The idea to set up the MPLCs was mooted in the run up to the Local Government Elections in 2000 whereby the Commission was overwhelmed with complaints from electoral stakeholders. The Commission did not have capacity to timely address all complaints most of which were happening at the grassroots level. Thereby an idea was hatched to come up with structures that would manage and settle electoral disputes at district level. The MPLCs have proved to be effective since then and each and every council has its own committee.

The MPLCs are a grouping of leaders all political parties at district level (district chairpersons or governors), however, its composition changes during the elections period. Only parties that are featuring candidates are the ones recognized to be members. Independents candidates or their representatives are also incorporated into the MPLCs as members during the election period.
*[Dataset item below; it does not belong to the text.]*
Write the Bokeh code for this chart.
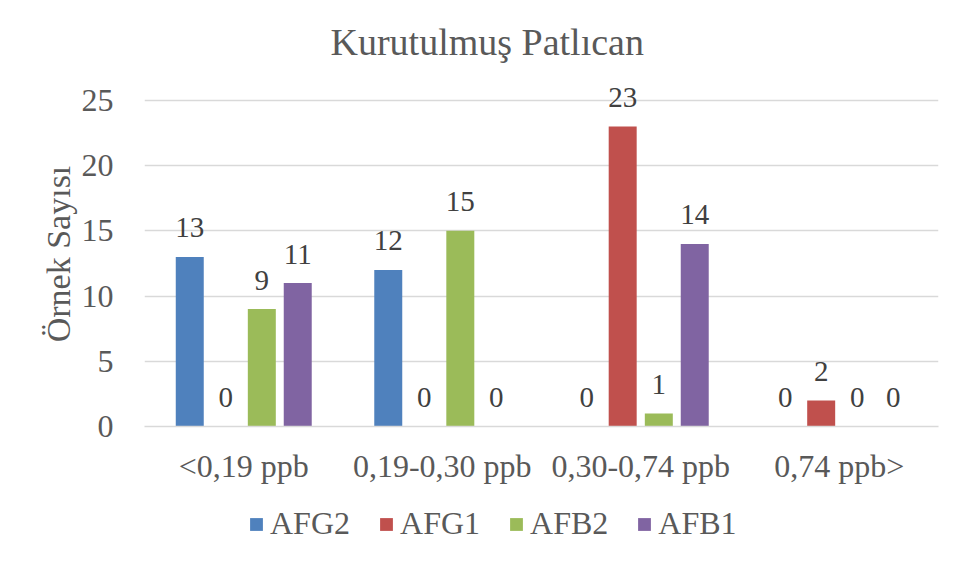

Apart from representatives of political parties, other members are District Commissioners or Chief Executives of councils, the Officer In‐Charge of Police, the District Education Manager, In‐charge of CID, National Initiative for Civic Education (NICE) officer, District Information Officer, a representative of Public Affairs Committee, two Traditional Authorities and District Elections Clerks from MEC. The DC or CEO is always the chairperson while the Director of Administration at the council serves as the secretary.

The MPLCs have been over the years, more especially in the run up to elections, been trained in conflict management by MEC or other stakeholders. When there is an electoral dispute or complaint, which is not criminal in nature, the complainant is advised to take up the issue with the MPLC. The MPLCs have an advantage because they are based in the district thereby nearer to the scene of the problem; geographically, ideologically, culturally and politically. Depending on the nature and gravity of the issue, the complaint can be resolved by the MPLC if not then it is referred to the Commission. However, over years it has proved that most of the complaints have been ably, efficiently and timely resolved by the MPLCs to the satisfaction of all concerned parties. In such situation whereby an issue has been resolved by the MPLC, the MEC is furnished with a report of the resolution of the MPLC.